I'd like to summarize OVN technical meeting discussion.

First, there was a discussion about new option naming. Ales proposed terms "forward" and "redirect" (IIRC). Do we want to reflect the exact behavior of new option? "redirect" from my perspective could be a good candidate.

Please correct me if I'm wrong in next 4 terms:

1. In current BGP support patch series [0] OVN only installs NAT and LB VIP addresses into a separate routing table via Netlink which is then should be redistributed by external routing daemon (FRR, Bird, etc.).
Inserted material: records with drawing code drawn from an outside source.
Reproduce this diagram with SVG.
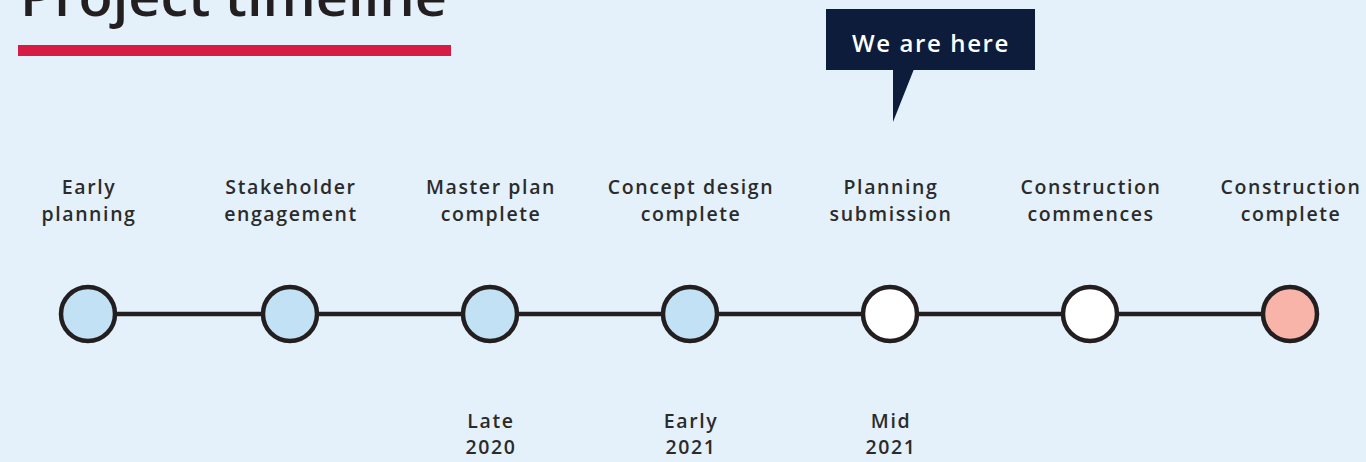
<svg xmlns="http://www.w3.org/2000/svg" width="1366" height="462" viewBox="0 0 1366 462">
<style>
.lbl{font-family:"Open Sans","Liberation Sans",sans-serif;font-weight:600;font-size:19.5px;letter-spacing:1.6px;fill:#2b2b2b;text-anchor:middle}
.dot{stroke:#231f20;stroke-width:4.5}
.past{fill:#c2e1f4}
.future{fill:#ffffff}
.end{fill:#f8b4a8}
</style>
<rect width="1366" height="462" fill="#e4f1fa"/>
<g id="title">
<text x="20" y="16" font-family="Open Sans, Liberation Sans, sans-serif" font-weight="600" font-size="54" fill="#231f20" textLength="427" lengthAdjust="spacingAndGlyphs">Project timeline</text>
<rect x="18" y="45" width="433" height="11" fill="#d61c45"/>
</g>
<g id="connectors">
<line x1="88" y1="314" x2="1290" y2="314" stroke="#231f20" stroke-width="4.5"/>
</g>
<g id="callout">
<rect x="826" y="9" width="209" height="61" fill="#0c1c3a"/>
<polygon points="893,69 914,69 893,122" fill="#0c1c3a"/>
<text x="931" y="52" font-family="Open Sans, Liberation Sans, sans-serif" font-weight="600" font-size="24" letter-spacing="1.6" fill="#ffffff" text-anchor="middle">We are here</text>
</g>
<g id="n1"><circle class="dot past" cx="88" cy="314" r="27"/><text class="lbl" x="89" y="194">Early</text><text class="lbl" x="89" y="221">planning</text></g>
<g id="n2"><circle class="dot past" cx="290" cy="314" r="27"/><text class="lbl" x="291" y="194">Stakeholder</text><text class="lbl" x="291" y="221">engagement</text></g>
<g id="n3"><circle class="dot past" cx="490" cy="314" r="27"/><text class="lbl" x="491" y="194">Master plan</text><text class="lbl" x="491" y="221">complete</text><text class="lbl" x="491" y="428">Late</text><text class="lbl" x="491" y="454">2020</text></g>
<g id="n4"><circle class="dot past" cx="690" cy="314" r="27"/><text class="lbl" x="691" y="194">Concept design</text><text class="lbl" x="691" y="221">complete</text><text class="lbl" x="691" y="428">Early</text><text class="lbl" x="691" y="454">2021</text></g>
<g id="n5"><circle class="dot future" cx="890" cy="314" r="27"/><text class="lbl" x="891" y="194">Planning</text><text class="lbl" x="891" y="221">submission</text><text class="lbl" x="891" y="428">Mid</text><text class="lbl" x="891" y="454">2021</text></g>
<g id="n6"><circle class="dot future" cx="1090" cy="314" r="27"/><text class="lbl" x="1091" y="194">Construction</text><text class="lbl" x="1091" y="221">commences</text></g>
<g id="n7"><circle class="dot end" cx="1290" cy="314" r="27"/><text class="lbl" x="1291" y="194">Construction</text><text class="lbl" x="1291" y="221">complete</text></g>
</svg>
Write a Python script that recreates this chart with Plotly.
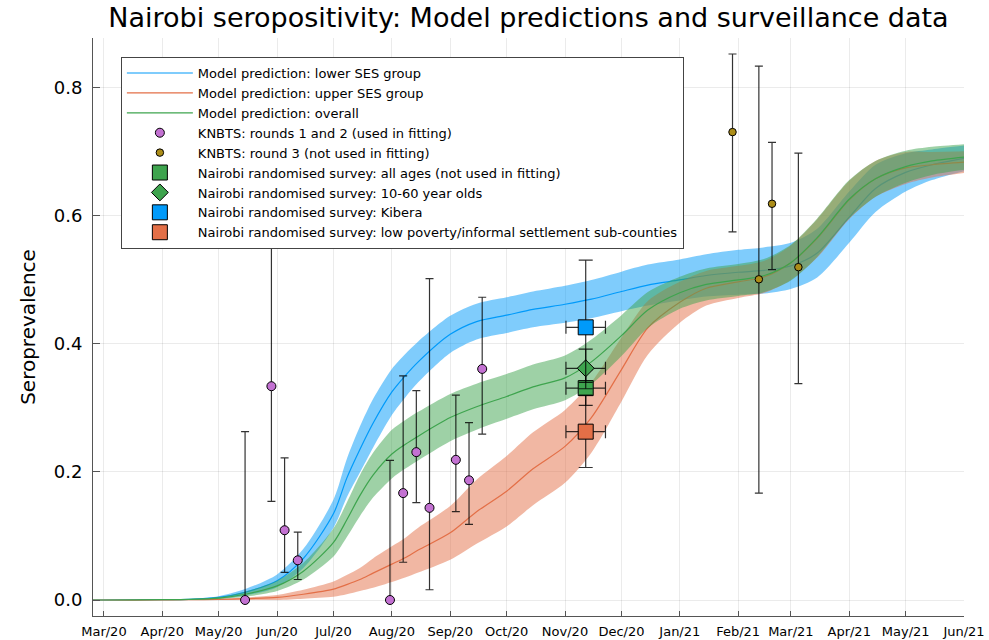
import pandas as pd
import plotly.graph_objects as go

# ---------------- data ----------------
model_dates = ["2020-02-24", "2020-03-01", "2020-04-01", "2020-04-15", "2020-05-01", "2020-05-15",
               "2020-06-01", "2020-06-15", "2020-07-01", "2020-07-08", "2020-07-15", "2020-07-22",
               "2020-08-01", "2020-08-08", "2020-08-15", "2020-09-01", "2020-09-15", "2020-10-01",
               "2020-10-15", "2020-11-01", "2020-11-15", "2020-12-01", "2020-12-15", "2021-01-01",
               "2021-01-15", "2021-02-01", "2021-02-15", "2021-03-01", "2021-03-15", "2021-04-01",
               "2021-04-15", "2021-05-01", "2021-05-15", "2021-06-01"]

lower_ses_mid = [0, 0, 0.0005, 0.001, 0.004, 0.012, 0.03, 0.065, 0.135, 0.19, 0.235, 0.276, 0.325,
                 0.35, 0.372, 0.415, 0.435, 0.445, 0.454, 0.462, 0.47, 0.482, 0.492, 0.5, 0.507,
                 0.512, 0.515, 0.522, 0.542, 0.598, 0.643, 0.668, 0.68, 0.69]
lower_ses_half = [0, 0, 0, 0.0005, 0.002, 0.005, 0.01, 0.015, 0.022, 0.03, 0.036, 0.038, 0.036,
                  0.034, 0.032, 0.029, 0.028, 0.028, 0.028, 0.029, 0.03, 0.031, 0.032, 0.032, 0.033,
                  0.035, 0.036, 0.036, 0.038, 0.04, 0.037, 0.03, 0.024, 0.02]

upper_ses_mid = [0, 0, 0, 0.0005, 0.001, 0.002, 0.004, 0.009, 0.017, 0.024, 0.032, 0.042, 0.056,
                 0.066, 0.078, 0.105, 0.138, 0.17, 0.205, 0.24, 0.285, 0.36, 0.425, 0.465, 0.487,
                 0.497, 0.505, 0.527, 0.565, 0.625, 0.658, 0.675, 0.68, 0.684]
upper_ses_half = [0, 0, 0, 0.0003, 0.001, 0.002, 0.004, 0.007, 0.012, 0.015, 0.018, 0.023, 0.028,
                  0.031, 0.035, 0.042, 0.05, 0.055, 0.057, 0.057, 0.055, 0.05, 0.042, 0.032, 0.027,
                  0.025, 0.025, 0.027, 0.03, 0.03, 0.028, 0.025, 0.02, 0.017]

overall_mid = [0, 0, 0.0005, 0.001, 0.003, 0.009, 0.022, 0.045, 0.09, 0.125, 0.163, 0.195, 0.228,
               0.243, 0.256, 0.285, 0.302, 0.318, 0.333, 0.347, 0.372, 0.413, 0.453, 0.48, 0.493,
               0.5, 0.507, 0.527, 0.566, 0.626, 0.658, 0.677, 0.686, 0.692]
overall_half = [0, 0, 0, 0.0005, 0.0015, 0.004, 0.008, 0.013, 0.022, 0.027, 0.032, 0.035, 0.038,
                0.038, 0.038, 0.037, 0.036, 0.035, 0.035, 0.035, 0.035, 0.032, 0.028, 0.025, 0.025,
                0.025, 0.026, 0.028, 0.03, 0.03, 0.028, 0.025, 0.022, 0.02]

knbts12_dates = ["2020-05-15", "2020-05-29", "2020-06-05", "2020-06-12", "2020-07-31", "2020-08-07",
                 "2020-08-14", "2020-08-21", "2020-09-04", "2020-09-11", "2020-09-18"]
knbts12_values = [0.0, 0.334, 0.109, 0.062, 0.0, 0.167, 0.231, 0.144, 0.219, 0.187, 0.361]
knbts12_lower = [0.0, 0.154, 0.043, 0.032, 0.0, 0.059, 0.152, 0.016, 0.138, 0.118, 0.259]
knbts12_upper = [0.263, 0.564, 0.222, 0.106, 0.218, 0.35, 0.327, 0.502, 0.32, 0.277, 0.473]

knbts3_dates = ["2021-01-29", "2021-02-12", "2021-02-19", "2021-03-05"]
knbts3_values = [0.731, 0.501, 0.619, 0.52]
knbts3_lower = [0.575, 0.167, 0.516, 0.338]
knbts3_upper = [0.853, 0.834, 0.715, 0.698]

survey_date = "2020-11-12"
survey_halfwidth_days = 10.5
survey_names = ["Nairobi randomised survey: all ages (not used in fitting)",
                "Nairobi randomised survey: 10-60 year olds",
                "Nairobi randomised survey: Kibera",
                "Nairobi randomised survey: low poverty/informal settlement sub-counties"]
survey_values = [0.331, 0.362, 0.426, 0.263]
survey_lower = [0.304, 0.34, 0.33, 0.207]
survey_upper = [0.36, 0.392, 0.531, 0.32]
survey_symbols = ["square", "diamond", "square", "square"]
survey_colors = ["#3EA44E", "#3EA44E", "#009AFA", "#E36F47"]

tick_dates = ["2020-03-01", "2020-04-01", "2020-05-01", "2020-06-01", "2020-07-01", "2020-08-01",
              "2020-09-01", "2020-10-01", "2020-11-01", "2020-12-01", "2021-01-01", "2021-02-01",
              "2021-03-01", "2021-04-01", "2021-05-01", "2021-06-01"]
tick_labels = ["Mar/20", "Apr/20", "May/20", "Jun/20", "Jul/20", "Aug/20", "Sep/20", "Oct/20",
               "Nov/20", "Dec/20", "Jan/21", "Feb/21", "Mar/21", "Apr/21", "May/21", "Jun/21"]

FONT = "DejaVu Sans"
ERR_COLOR = "rgba(0,0,0,0.8)"
BASE = pd.Timestamp("2020-03-01")


def to_days(dates):
    return [(pd.Timestamp(d) - BASE) / pd.Timedelta(days=1) for d in dates]


fig = go.Figure()
mx = to_days(model_dates)


def add_model(mid, half, line_color, fill_color, name):
    lo = [m - h for m, h in zip(mid, half)]
    hi = [m + h for m, h in zip(mid, half)]
    fig.add_trace(go.Scatter(x=mx, y=lo, mode="lines",
                             line=dict(width=0, shape="spline", smoothing=0.8),
                             showlegend=False, hoverinfo="skip"))
    fig.add_trace(go.Scatter(x=mx, y=hi, mode="lines",
                             line=dict(width=0, shape="spline", smoothing=0.8),
                             fill="tonexty", fillcolor=fill_color,
                             showlegend=False, hoverinfo="skip"))
    fig.add_trace(go.Scatter(x=mx, y=mid, mode="lines", name=name,
                             line=dict(width=1.2, color=line_color, shape="spline", smoothing=0.8)))


add_model(lower_ses_mid, lower_ses_half, "#009AFA", "rgba(0,154,250,0.5)",
          "Model prediction: lower SES group")
add_model(upper_ses_mid, upper_ses_half, "#E36F47", "rgba(227,111,71,0.5)",
          "Model prediction: upper SES group")
add_model(overall_mid, overall_half, "#3EA44E", "rgba(62,164,78,0.5)",
          "Model prediction: overall")

fig.add_trace(go.Scatter(
    x=to_days(knbts12_dates), y=knbts12_values, mode="markers",
    name="KNBTS: rounds 1 and 2 (used in fitting)",
    marker=dict(symbol="circle", size=9, color="#C371D2", line=dict(color="black", width=1)),
    error_y=dict(type="data", symmetric=False,
                 array=[u - v for u, v in zip(knbts12_upper, knbts12_values)],
                 arrayminus=[v - l for v, l in zip(knbts12_values, knbts12_lower)],
                 color=ERR_COLOR, thickness=1.2, width=4)))

fig.add_trace(go.Scatter(
    x=to_days(knbts3_dates), y=knbts3_values, mode="markers",
    name="KNBTS: round 3 (not used in fitting)",
    marker=dict(symbol="circle", size=7.5, color="#AC8D18", line=dict(color="black", width=1)),
    error_y=dict(type="data", symmetric=False,
                 array=[u - v for u, v in zip(knbts3_upper, knbts3_values)],
                 arrayminus=[v - l for v, l in zip(knbts3_values, knbts3_lower)],
                 color=ERR_COLOR, thickness=1.2, width=4)))

sx = to_days([survey_date])
for nm, v, lo, hi, sym, col in zip(survey_names, survey_values, survey_lower, survey_upper,
                                   survey_symbols, survey_colors):
    fig.add_trace(go.Scatter(
        x=sx, y=[v], mode="markers", name=nm,
        marker=dict(symbol=sym, size=15 if sym == "square" else 13, color=col,
                    line=dict(color="black", width=1)),
        error_y=dict(type="data", symmetric=False, array=[hi - v], arrayminus=[v - lo],
                     color=ERR_COLOR, thickness=1.2, width=7),
        error_x=dict(type="data", symmetric=True, array=[survey_halfwidth_days],
                     color=ERR_COLOR, thickness=1.2, width=6.5)))

fig.update_layout(
    width=989, height=640,
    margin=dict(l=93, r=25, t=38, b=24),
    paper_bgcolor="white", plot_bgcolor="white",
    font=dict(family=FONT, color="black"),
    title=dict(text="Nairobi seropositivity: Model predictions and surveillance data",
               x=0.5, xref="paper", xanchor="center", y=0.972, yanchor="middle",
               font=dict(size=27, family=FONT)),
    legend=dict(x=0.032, y=0.967, xanchor="left", yanchor="top", traceorder="normal",
                bgcolor="white", bordercolor="#444", borderwidth=1,
                font=dict(size=13, family=FONT), tracegroupgap=0,
                itemwidth=66, itemsizing="trace"),
    showlegend=True,
)

fig.update_xaxes(
    type="linear", range=[-5.8, 457], automargin=False,
    tickvals=to_days(tick_dates), ticktext=tick_labels, tickangle=0,
    tickfont=dict(size=13, family=FONT),
    showgrid=True, gridcolor="rgba(0,0,0,0.08)", gridwidth=1,
    showline=True, linecolor="#555", linewidth=1,
    ticks="inside", ticklen=5, tickcolor="#555",
    ticklabelstandoff=3,
    zeroline=False,
)
fig.update_yaxes(
    range=[-0.025, 0.878],
    tickvals=[0.0, 0.2, 0.4, 0.6, 0.8], ticktext=["0.0", "0.2", "0.4", "0.6", "0.8"],
    tickfont=dict(size=18, family=FONT),
    showgrid=True, gridcolor="rgba(0,0,0,0.08)", gridwidth=1,
    showline=True, linecolor="#555", linewidth=1,
    ticks="inside", ticklen=7, tickcolor="#555",
    ticklabelstandoff=6,
    zeroline=False,
    title=dict(text="Seroprevalence", font=dict(size=20, family=FONT), standoff=12),
)

fig.write_html("out.html")
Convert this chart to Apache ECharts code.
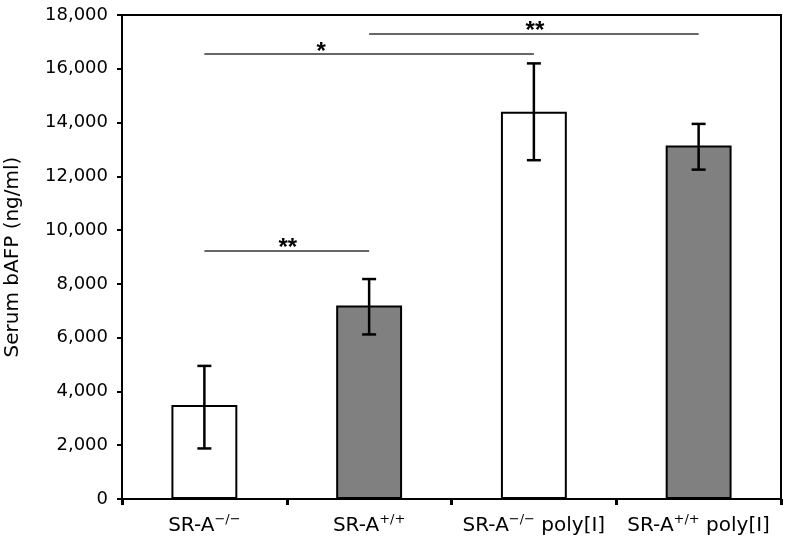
<!DOCTYPE html>
<html><head><meta charset="utf-8">
<script src="https://cdn.jsdelivr.net/npm/echarts@6/dist/echarts.min.js"></script>
<style>html,body{margin:0;padding:0;background:#fff}#c{width:786px;height:542px}</style>
</head><body><div id="c"></div>
<script>
// ---- data ----
const categories = ['SR-A−/−', 'SR-A+/+', 'SR-A−/− poly[I]', 'SR-A+/+ poly[I]'];
const labelBase = ['SR-A', 'SR-A', 'SR-A', 'SR-A'];
const labelSup = ['−/−', '+/+', '−/−', '+/+'];
const labelSuffix = ['', '', ' poly[I]', ' poly[I]'];
const means = [3500, 7200, 14400, 13150];
const errLow = [1880, 6120, 12600, 12250];
const errHigh = [4950, 8180, 16200, 13950];
const barFills = ['#ffffff', '#808080', '#ffffff', '#808080'];
const yMin = 0, yMax = 18000, yStep = 2000;
const yAxisTitle = 'Serum bAFP (ng/ml)';
const sigFrom = [0, 0, 1];
const sigTo = [1, 2, 3];
const sigLevel = [9250, 16550, 17300];
const sigText = ['**', '*', '**'];
const sigShift = [1, -48, 1];

const FONT = 'DejaVu Sans';
const chart = echarts.init(document.getElementById('c'), null, {renderer: 'canvas'});

const option = {
  animation: false,
  backgroundColor: '#ffffff',
  grid: {left: 122, right: 5, top: 15, bottom: 43, containLabel: false, outerBoundsMode: 'none',
         show: true, borderColor: '#000', borderWidth: 2, backgroundColor: 'transparent'},
  xAxis: {
    type: 'category',
    data: categories,
    axisLine: {lineStyle: {color: '#000', width: 2}},
    axisTick: {show: true, inside: false, length: 6, lineStyle: {color: '#000', width: 3}},
    axisLabel: {
      margin: 13,
      interval: 0,
      color: '#000',
      formatter: function (v, i) {
        let s = '{a|' + labelBase[i] + '}{s|' + labelSup[i] + '}';
        if (labelSuffix[i]) s += '{a|' + labelSuffix[i] + '}';
        return s;
      },
      rich: {
        a: {fontFamily: FONT, fontSize: 20, color: '#000', lineHeight: 24, verticalAlign: 'bottom'},
        s: {fontFamily: FONT, fontSize: 13, color: '#000', lineHeight: 24, verticalAlign: 'bottom', padding: [0, 0, 10, 0]}
      }
    },
    splitLine: {show: false}
  },
  yAxis: {
    type: 'value',
    min: yMin, max: yMax, interval: yStep,
    name: yAxisTitle,
    nameLocation: 'middle',
    nameGap: 99,
    nameTextStyle: {fontFamily: FONT, fontSize: 20, color: '#000'},
    axisLine: {show: true, lineStyle: {color: '#000', width: 2}},
    axisTick: {show: true, length: 5, lineStyle: {color: '#000', width: 2}},
    axisLabel: {
      margin: 14, color: '#000', fontFamily: FONT, fontSize: 18,
      formatter: function (v) { return v.toLocaleString('en-US'); }
    },
    splitLine: {show: false}
  },
  series: [
    {
      type: 'bar',
      barWidth: '40%',
      data: means.map((v, i) => ({value: v, itemStyle: {color: barFills[i]}})),
      itemStyle: {borderColor: '#000', borderWidth: 2},
      z: 2,
      markLine: {
        symbol: 'none',
        silent: true,
        animation: false,
        lineStyle: {color: '#333', width: 1.5, type: 'solid'},
        label: {show: true, position: 'middle', fontFamily: 'Liberation Sans', fontWeight: 'bold',
                fontSize: 24, color: '#000', distance: -10},
        data: sigLevel.map((lvl, k) => [
          {coord: [sigFrom[k], lvl], label: {formatter: sigText[k], offset: [sigShift[k], 0]}},
          {coord: [sigTo[k], lvl]}
        ])
      }
    },
    {
      type: 'custom',
      z: 5,
      data: means.map((v, i) => [i, errLow[i], errHigh[i]]),
      encode: {x: 0, y: [1, 2]},
      renderItem: function (params, api) {
        const x = api.value(0);
        const lo = api.coord([x, api.value(1)]);
        const hi = api.coord([x, api.value(2)]);
        const hw = 7;
        const st = {stroke: '#000', lineWidth: 2.5, fill: null};
        return {
          type: 'group',
          children: [
            {type: 'line', shape: {x1: lo[0], y1: lo[1], x2: hi[0], y2: hi[1]}, style: st},
            {type: 'line', shape: {x1: hi[0] - hw, y1: hi[1], x2: hi[0] + hw, y2: hi[1]}, style: st},
            {type: 'line', shape: {x1: lo[0] - hw, y1: lo[1], x2: lo[0] + hw, y2: lo[1]}, style: st}
          ]
        };
      }
    }
  ]
};
chart.setOption(option);
</script>
</body></html>
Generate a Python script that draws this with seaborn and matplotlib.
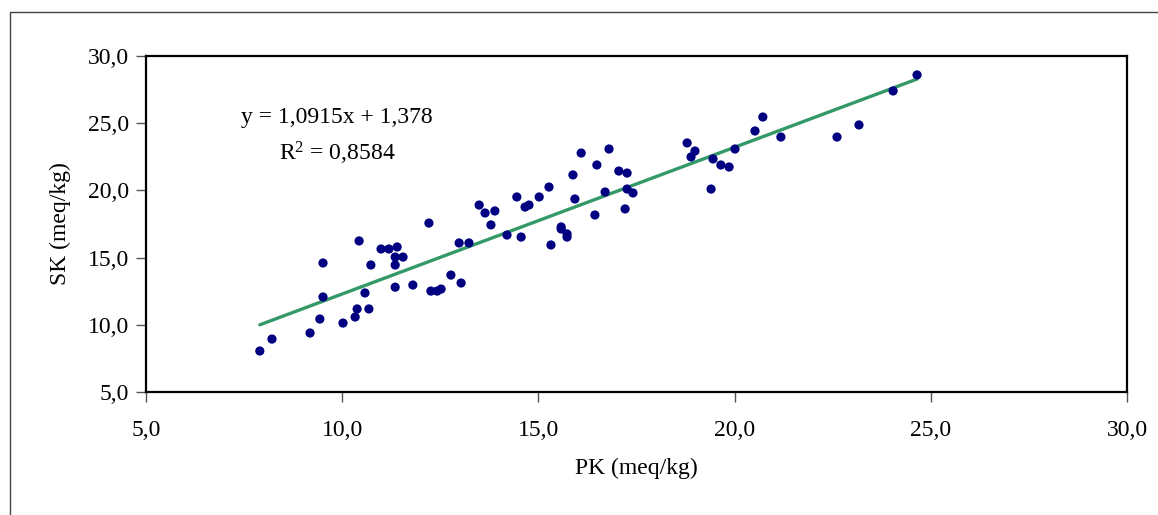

External routing daemon is configured outside of OVN. 2. OVN doesn't import routes received and installed into separate kernel routing table by routing daemon. "OVN to outside" direction routes are configured as normal Logical_Router_Static_Route in OVN_Northbound by CMS/external automation, while "outside to OVN" direction routes are installed on the external router(s) automatically with BGP. 3. If user has more then one BGP peering with Leaf/external Router and needs fast (sub-second) fail over for "OVN to outside" direction, BFD should be configured for ECMP Logical_Router_Static_Routes from OVN side with these external router IPs as a nexthop group. On external router side BFD within BGP must be configured. 4. If to forward BFD traffic from LRP to "bgp daemon" LSP unconditionally, functionality from #3 will be broken.

I'm wondering, if we don't configure BFD for ECMP routes from OVNand use external tooling for routes learning, could we conditionally add BFD redirecting rules with a separate option? Would it be safe or there are any negative consequences?

0: https://patchwork.ozlabs.org/project/ovn/list/?series=416659

On 26.07.2024 23:10, Vladislav Odintsov wrote:
On 26.07.2024 21:21, martin.kal...@canonical.com wrote:
On Fri, 2024-07-26 at 21:07 +0700, Vladislav Odintsov wrote:
Hi Frode,

On 26.07.2024 19:17, Frode Nordahl wrote:
On Fri, Jul 26, 2024 at 11:28 AM Vladislav Odintsov
<odiv...@gmail.com> wrote:
Hi Martin, thanks for the patch.

Typically for faster BGP (or other routing protocols) convergence
BFD
signalling is used. Would you mind adding flows to forward BFD
traffic
to the same LSP as it is already done for BGP?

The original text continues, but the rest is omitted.